## TO DO
Starting at the first line of the data, please print exactly those lines through the one that holds "from matplotlib.lines import Line2D", omitting every picture.
BEGIN
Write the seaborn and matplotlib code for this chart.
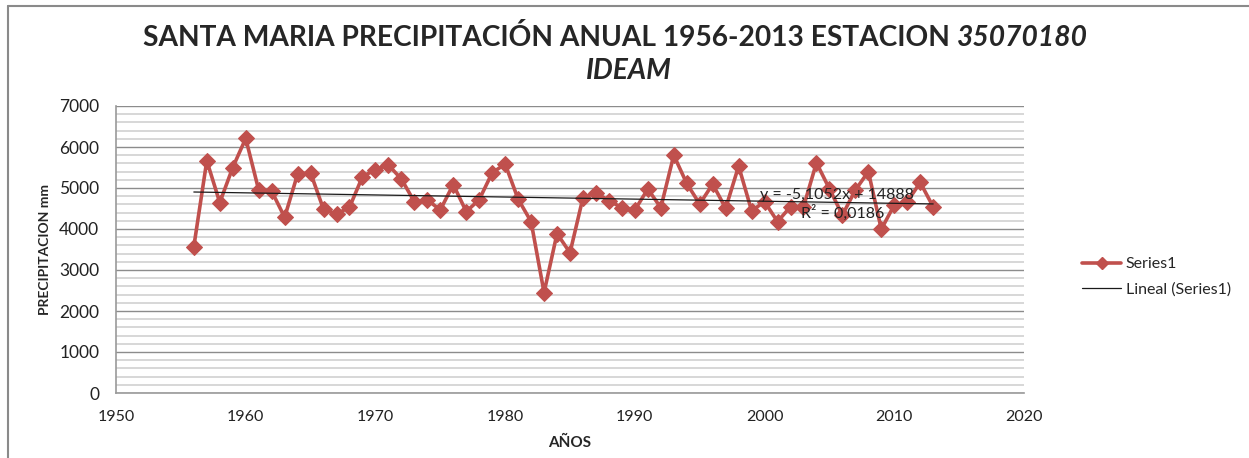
import numpy as np
import pandas as pd
import seaborn as sns
import matplotlib.pyplot as plt
from matplotlib.lines import Line2D

# --- DATA ---
years = list(range(1956, 2014))
precip_mm = [
    3570, 5665, 4645, 5500, 6210, 4950, 4925, 4285, 5340, 5370,
    4480, 4365, 4530, 5275, 5450, 5560, 5220, 4665, 4710, 4465,
    5085, 4425, 4715, 5370, 5585, 4730, 4180, 2450, 3890, 3420,
    4765, 4885, 4690, 4520, 4465, 4975, 4520, 5800, 5110, 4610,
    5095, 4505, 5535, 4445, 4665, 4180, 4545, 4540, 5615, 4980,
    4340, 4950, 5400, 3995, 4585, 4665, 5135, 4540,
]
trend_slope = -5.1052
trend_intercept = 14888
trend_r2 = 0.0186
x_ticks = [1950, 1960, 1970, 1980, 1990, 2000, 2010, 2020]
y_ticks = [0, 1000, 2000, 3000, 4000, 5000, 6000, 7000]
# --------------------------------------

sns.set_theme(style="white")
plt.rcParams['font.family'] = ['Lato', 'DejaVu Sans']

RED = '#C0504D'
W, H = 1249, 458

df = pd.DataFrame({'year': years, 'precip': precip_mm})
trend_x = np.array([years[0], years[-1]])
trend_y = trend_slope * trend_x + trend_intercept

fig = plt.figure(figsize=(W / 100, H / 100), dpi=100)
ax = fig.add_axes([116 / W, 1 - 393 / H, (1024 - 116) / W, (393 - 106) / H])

# gridlines: minor every 200, major every 1000
ax.set_yticks(np.arange(0, 7001, 200), minor=True)
ax.grid(True, which='minor', axis='y', color='#d4d4d4', linewidth=1.3)
ax.grid(True, which='major', axis='y', color='#8c8c8c', linewidth=1.0)
ax.set_axisbelow(True)

sns.lineplot(data=df, x='year', y='precip', ax=ax, color=RED, linewidth=2.6,
             marker='D', markersize=8.5, markeredgecolor=RED, label='Series1',
             legend=False)
ax.plot(trend_x, trend_y, color='#1a1a1a', linewidth=0.9, label='Lineal (Series1)')

ax.set_xlim(1950, 2020)
ax.set_ylim(0, 7000)
ax.set_xticks(x_ticks)
ax.set_yticks(y_ticks)
ax.tick_params(axis='both', which='minor', length=0)
ax.tick_params(axis='x', which='major', labelsize=11.5, colors='#aaaaaa',
               labelcolor='#222222', length=5, width=1, direction='out', pad=7)
ax.tick_params(axis='y', which='major', labelsize=12.5, colors='#888888',
               labelcolor='#222222', length=7, width=1, direction='out', pad=5)
for side in ['top', 'right']:
    ax.spines[side].set_visible(False)
for side in ['left', 'bottom']:
    ax.spines[side].set_color('#999999')
    ax.spines[side].set_linewidth(1.2)

ax.set_xlabel('AÑOS', fontsize=11, fontweight='bold', labelpad=9)
ax.set_ylabel('PRECIPITACION mm', fontsize=10, fontweight='bold', labelpad=6)

# trendline equation
ax.text(2005.6, 4830, f'y = {trend_slope:.4f}x + {trend_intercept}'.replace('.', ','),
        ha='center', va='center', fontsize=11.5, color='#222222')
ax.text(2006.0, 4390, f'R² = {trend_r2:.4f}'.replace('.', ','),
        ha='center', va='center', fontsize=11.5, color='#222222')

# title with italic parts; one size, fitted so line 1 spans the reference width
renderer = fig.canvas.get_renderer()
t1 = fig.text(0, 1 - 38 / H, 'SANTA MARIA PRECIPITACIÓN ANUAL 1956-2013 ESTACION',
              ha='left', va='center', fontsize=17, fontweight='bold')
t2 = fig.text(0, 1 - 38 / H, '35070180', ha='left', va='center',
              fontsize=17, fontweight='bold', style='italic')
gap = 6
w1 = t1.get_window_extent(renderer).width
w2 = t2.get_window_extent(renderer).width
scale = (1088 - 143 - gap) / (w1 + w2)
title_size = 17 * scale
t1.set_fontsize(title_size)
t2.set_fontsize(title_size)
t1.set_x(143 / W)
t2.set_x((143 + w1 * scale + gap) / W)
fig.text(629 / W, 1 - 71 / H, 'IDEAM', ha='center', va='center',
         fontsize=title_size, fontweight='bold', style='italic')

# legend
handles = [Line2D([], [], color=RED, linewidth=2.6, marker='D', markersize=6),
           Line2D([], [], color='#1a1a1a', linewidth=0.9)]
fig.legend(handles, ['Series1', 'Lineal (Series1)'], loc='center left',
           bbox_to_anchor=(1068 / W, 1 - 277 / H), frameon=False,
           fontsize=11.5, handlelength=2.4, handletextpad=0.3, labelspacing=0.7)

# chart area frame (top and left edges visible)
fig.add_artist(Line2D([8 / W, 1], [1 - 6 / H, 1 - 6 / H], color='#8a8a8a', linewidth=1.5))
fig.add_artist(Line2D([8 / W, 8 / W], [0, 1 - 6 / H], color='#8a8a8a', linewidth=1.5))

fig.savefig('out.png', dpi=100)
END
## EXPECTED ANSWER
Write the seaborn and matplotlib code for this chart.
import numpy as np
import pandas as pd
import seaborn as sns
import matplotlib.pyplot as plt
from matplotlib.lines import Line2D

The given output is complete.